PROBLEM - Give every line again exactly as it appears, please, but not the pictures.

=== INFORMATION SHOWN ===

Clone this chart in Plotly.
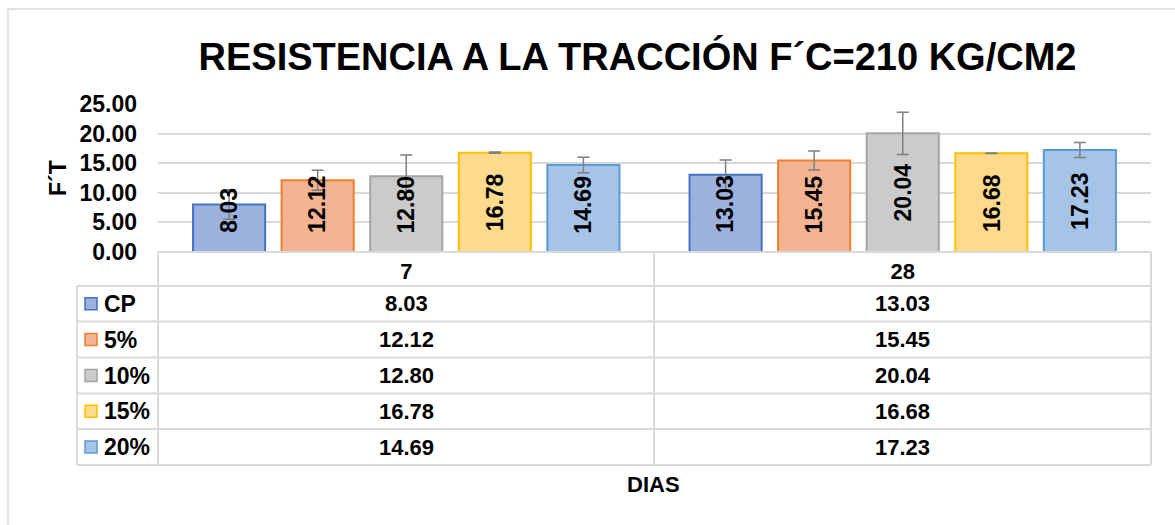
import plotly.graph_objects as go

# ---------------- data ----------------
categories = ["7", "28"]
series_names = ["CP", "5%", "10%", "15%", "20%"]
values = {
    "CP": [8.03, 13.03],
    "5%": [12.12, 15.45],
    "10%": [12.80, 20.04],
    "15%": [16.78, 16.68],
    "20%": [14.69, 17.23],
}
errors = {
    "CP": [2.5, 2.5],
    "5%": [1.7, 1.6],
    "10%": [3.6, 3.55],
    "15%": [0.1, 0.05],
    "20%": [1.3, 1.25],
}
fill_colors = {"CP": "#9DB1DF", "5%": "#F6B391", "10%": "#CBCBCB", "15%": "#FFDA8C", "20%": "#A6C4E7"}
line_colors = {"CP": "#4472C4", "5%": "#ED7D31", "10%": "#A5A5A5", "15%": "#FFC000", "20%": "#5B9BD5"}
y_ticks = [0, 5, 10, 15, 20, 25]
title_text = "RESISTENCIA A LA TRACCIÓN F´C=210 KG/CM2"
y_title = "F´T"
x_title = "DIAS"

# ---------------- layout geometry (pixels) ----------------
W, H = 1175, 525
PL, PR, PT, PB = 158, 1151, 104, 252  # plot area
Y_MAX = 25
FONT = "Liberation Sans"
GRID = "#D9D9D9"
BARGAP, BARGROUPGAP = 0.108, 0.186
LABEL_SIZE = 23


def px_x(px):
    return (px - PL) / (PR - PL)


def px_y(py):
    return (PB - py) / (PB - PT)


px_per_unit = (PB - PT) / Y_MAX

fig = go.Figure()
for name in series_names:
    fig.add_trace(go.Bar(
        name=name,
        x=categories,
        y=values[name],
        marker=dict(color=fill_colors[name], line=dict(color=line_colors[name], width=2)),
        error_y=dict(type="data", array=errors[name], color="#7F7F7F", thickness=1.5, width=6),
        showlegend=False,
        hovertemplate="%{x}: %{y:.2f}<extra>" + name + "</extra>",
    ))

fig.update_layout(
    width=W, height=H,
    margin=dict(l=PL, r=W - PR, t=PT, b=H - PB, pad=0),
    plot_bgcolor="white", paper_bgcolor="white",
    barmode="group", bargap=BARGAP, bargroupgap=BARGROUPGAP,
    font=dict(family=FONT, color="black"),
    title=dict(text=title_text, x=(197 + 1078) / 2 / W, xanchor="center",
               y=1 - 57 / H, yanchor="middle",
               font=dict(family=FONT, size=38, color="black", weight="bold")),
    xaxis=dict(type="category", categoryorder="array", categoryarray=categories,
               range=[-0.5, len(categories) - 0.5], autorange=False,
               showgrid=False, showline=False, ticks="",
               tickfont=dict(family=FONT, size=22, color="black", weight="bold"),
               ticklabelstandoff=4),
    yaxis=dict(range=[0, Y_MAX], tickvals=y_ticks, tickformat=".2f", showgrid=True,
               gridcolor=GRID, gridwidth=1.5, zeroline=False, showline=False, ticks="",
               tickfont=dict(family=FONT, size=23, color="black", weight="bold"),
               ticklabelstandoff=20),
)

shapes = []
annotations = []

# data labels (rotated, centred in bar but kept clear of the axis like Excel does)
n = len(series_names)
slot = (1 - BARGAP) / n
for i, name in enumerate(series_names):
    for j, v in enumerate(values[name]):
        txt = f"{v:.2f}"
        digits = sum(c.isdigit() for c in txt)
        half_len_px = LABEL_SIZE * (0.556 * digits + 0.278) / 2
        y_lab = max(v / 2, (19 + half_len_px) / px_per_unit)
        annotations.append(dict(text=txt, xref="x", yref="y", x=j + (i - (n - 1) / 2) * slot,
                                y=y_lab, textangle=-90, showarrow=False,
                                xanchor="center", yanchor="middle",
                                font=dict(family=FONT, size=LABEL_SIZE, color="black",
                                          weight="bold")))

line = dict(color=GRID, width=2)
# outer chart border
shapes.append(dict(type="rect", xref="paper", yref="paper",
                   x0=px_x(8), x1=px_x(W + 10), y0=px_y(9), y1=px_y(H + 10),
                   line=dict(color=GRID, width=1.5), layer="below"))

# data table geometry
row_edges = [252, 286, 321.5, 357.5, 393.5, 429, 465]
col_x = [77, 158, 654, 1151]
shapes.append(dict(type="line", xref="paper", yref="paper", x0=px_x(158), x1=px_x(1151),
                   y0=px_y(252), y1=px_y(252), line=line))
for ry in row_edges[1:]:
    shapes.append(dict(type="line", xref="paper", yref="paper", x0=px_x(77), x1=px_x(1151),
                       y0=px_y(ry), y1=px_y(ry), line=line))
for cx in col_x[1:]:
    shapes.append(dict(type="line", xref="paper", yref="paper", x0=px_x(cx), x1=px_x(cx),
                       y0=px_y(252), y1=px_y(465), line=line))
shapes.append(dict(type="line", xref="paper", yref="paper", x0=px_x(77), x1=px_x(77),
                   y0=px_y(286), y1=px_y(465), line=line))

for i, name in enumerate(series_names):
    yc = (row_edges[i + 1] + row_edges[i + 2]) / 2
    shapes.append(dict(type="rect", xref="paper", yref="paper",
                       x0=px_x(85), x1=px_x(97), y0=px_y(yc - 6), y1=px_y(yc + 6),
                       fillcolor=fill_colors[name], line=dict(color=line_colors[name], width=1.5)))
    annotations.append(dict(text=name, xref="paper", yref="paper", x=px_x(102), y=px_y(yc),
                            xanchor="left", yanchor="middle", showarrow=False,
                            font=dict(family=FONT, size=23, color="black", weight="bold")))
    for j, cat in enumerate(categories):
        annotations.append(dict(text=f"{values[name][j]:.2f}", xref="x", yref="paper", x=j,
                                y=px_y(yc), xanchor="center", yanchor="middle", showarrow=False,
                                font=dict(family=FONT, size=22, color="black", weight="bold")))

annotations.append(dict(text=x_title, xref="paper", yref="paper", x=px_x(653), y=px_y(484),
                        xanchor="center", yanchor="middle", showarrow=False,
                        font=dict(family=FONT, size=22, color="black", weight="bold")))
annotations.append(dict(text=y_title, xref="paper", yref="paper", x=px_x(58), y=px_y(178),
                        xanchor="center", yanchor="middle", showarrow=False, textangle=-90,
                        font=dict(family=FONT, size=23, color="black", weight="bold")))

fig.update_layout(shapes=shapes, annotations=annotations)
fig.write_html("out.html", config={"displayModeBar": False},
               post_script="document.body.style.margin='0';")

===

THE COMPLETED TASK -
Clone this chart in Plotly.
import plotly.graph_objects as go

# ---------------- data ----------------
categories = ["7", "28"]
series_names = ["CP", "5%", "10%", "15%", "20%"]
values = {
    "CP": [8.03, 13.03],
    "5%": [12.12, 15.45],
    "10%": [12.80, 20.04],
    "15%": [16.78, 16.68],
    "20%": [14.69, 17.23],
}
errors = {
    "CP": [2.5, 2.5],
    "5%": [1.7, 1.6],
    "10%": [3.6, 3.55],
    "15%": [0.1, 0.05],
    "20%": [1.3, 1.25],
}
fill_colors = {"CP": "#9DB1DF", "5%": "#F6B391", "10%": "#CBCBCB", "15%": "#FFDA8C", "20%": "#A6C4E7"}
line_colors = {"CP": "#4472C4", "5%": "#ED7D31", "10%": "#A5A5A5", "15%": "#FFC000", "20%": "#5B9BD5"}
y_ticks = [0, 5, 10, 15, 20, 25]
title_text = "RESISTENCIA A LA TRACCIÓN F´C=210 KG/CM2"
y_title = "F´T"
x_title = "DIAS"

# ---------------- layout geometry (pixels) ----------------
W, H = 1175, 525
PL, PR, PT, PB = 158, 1151, 104, 252  # plot area
Y_MAX = 25
FONT = "Liberation Sans"
GRID = "#D9D9D9"
BARGAP, BARGROUPGAP = 0.108, 0.186
LABEL_SIZE = 23


def px_x(px):
    return (px - PL) / (PR - PL)


def px_y(py):
    return (PB - py) / (PB - PT)


px_per_unit = (PB - PT) / Y_MAX

fig = go.Figure()
for name in series_names:
    fig.add_trace(go.Bar(
        name=name,
        x=categories,
        y=values[name],
        marker=dict(color=fill_colors[name], line=dict(color=line_colors[name], width=2)),
        error_y=dict(type="data", array=errors[name], color="#7F7F7F", thickness=1.5, width=6),
        showlegend=False,
        hovertemplate="%{x}: %{y:.2f}<extra>" + name + "</extra>",
    ))

fig.update_layout(
    width=W, height=H,
    margin=dict(l=PL, r=W - PR, t=PT, b=H - PB, pad=0),
    plot_bgcolor="white", paper_bgcolor="white",
    barmode="group", bargap=BARGAP, bargroupgap=BARGROUPGAP,
    font=dict(family=FONT, color="black"),
    title=dict(text=title_text, x=(197 + 1078) / 2 / W, xanchor="center",
               y=1 - 57 / H, yanchor="middle",
               font=dict(family=FONT, size=38, color="black", weight="bold")),
    xaxis=dict(type="category", categoryorder="array", categoryarray=categories,
               range=[-0.5, len(categories) - 0.5], autorange=False,
               showgrid=False, showline=False, ticks="",
               tickfont=dict(family=FONT, size=22, color="black", weight="bold"),
               ticklabelstandoff=4),
    yaxis=dict(range=[0, Y_MAX], tickvals=y_ticks, tickformat=".2f", showgrid=True,
               gridcolor=GRID, gridwidth=1.5, zeroline=False, showline=False, ticks="",
               tickfont=dict(family=FONT, size=23, color="black", weight="bold"),
               ticklabelstandoff=20),
)

shapes = []
annotations = []

# data labels (rotated, centred in bar but kept clear of the axis like Excel does)
n = len(series_names)
slot = (1 - BARGAP) / n
for i, name in enumerate(series_names):
    for j, v in enumerate(values[name]):
        txt = f"{v:.2f}"
        digits = sum(c.isdigit() for c in txt)
        half_len_px = LABEL_SIZE * (0.556 * digits + 0.278) / 2
        y_lab = max(v / 2, (19 + half_len_px) / px_per_unit)
        annotations.append(dict(text=txt, xref="x", yref="y", x=j + (i - (n - 1) / 2) * slot,
                                y=y_lab, textangle=-90, showarrow=False,
                                xanchor="center", yanchor="middle",
                                font=dict(family=FONT, size=LABEL_SIZE, color="black",
                                          weight="bold")))

line = dict(color=GRID, width=2)
# outer chart border
shapes.append(dict(type="rect", xref="paper", yref="paper",
                   x0=px_x(8), x1=px_x(W + 10), y0=px_y(9), y1=px_y(H + 10),
                   line=dict(color=GRID, width=1.5), layer="below"))

# data table geometry
row_edges = [252, 286, 321.5, 357.5, 393.5, 429, 465]
col_x = [77, 158, 654, 1151]
shapes.append(dict(type="line", xref="paper", yref="paper", x0=px_x(158), x1=px_x(1151),
                   y0=px_y(252), y1=px_y(252), line=line))
for ry in row_edges[1:]:
    shapes.append(dict(type="line", xref="paper", yref="paper", x0=px_x(77), x1=px_x(1151),
                       y0=px_y(ry), y1=px_y(ry), line=line))
for cx in col_x[1:]:
    shapes.append(dict(type="line", xref="paper", yref="paper", x0=px_x(cx), x1=px_x(cx),
                       y0=px_y(252), y1=px_y(465), line=line))
shapes.append(dict(type="line", xref="paper", yref="paper", x0=px_x(77), x1=px_x(77),
                   y0=px_y(286), y1=px_y(465), line=line))

for i, name in enumerate(series_names):
    yc = (row_edges[i + 1] + row_edges[i + 2]) / 2
    shapes.append(dict(type="rect", xref="paper", yref="paper",
                       x0=px_x(85), x1=px_x(97), y0=px_y(yc - 6), y1=px_y(yc + 6),
                       fillcolor=fill_colors[name], line=dict(color=line_colors[name], width=1.5)))
    annotations.append(dict(text=name, xref="paper", yref="paper", x=px_x(102), y=px_y(yc),
                            xanchor="left", yanchor="middle", showarrow=False,
                            font=dict(family=FONT, size=23, color="black", weight="bold")))
    for j, cat in enumerate(categories):
        annotations.append(dict(text=f"{values[name][j]:.2f}", xref="x", yref="paper", x=j,
                                y=px_y(yc), xanchor="center", yanchor="middle", showarrow=False,
                                font=dict(family=FONT, size=22, color="black", weight="bold")))

annotations.append(dict(text=x_title, xref="paper", yref="paper", x=px_x(653), y=px_y(484),
                        xanchor="center", yanchor="middle", showarrow=False,
                        font=dict(family=FONT, size=22, color="black", weight="bold")))
annotations.append(dict(text=y_title, xref="paper", yref="paper", x=px_x(58), y=px_y(178),
                        xanchor="center", yanchor="middle", showarrow=False, textangle=-90,
                        font=dict(family=FONT, size=23, color="black", weight="bold")))

fig.update_layout(shapes=shapes, annotations=annotations)
fig.write_html("out.html", config={"displayModeBar": False},
               post_script="document.body.style.margin='0';")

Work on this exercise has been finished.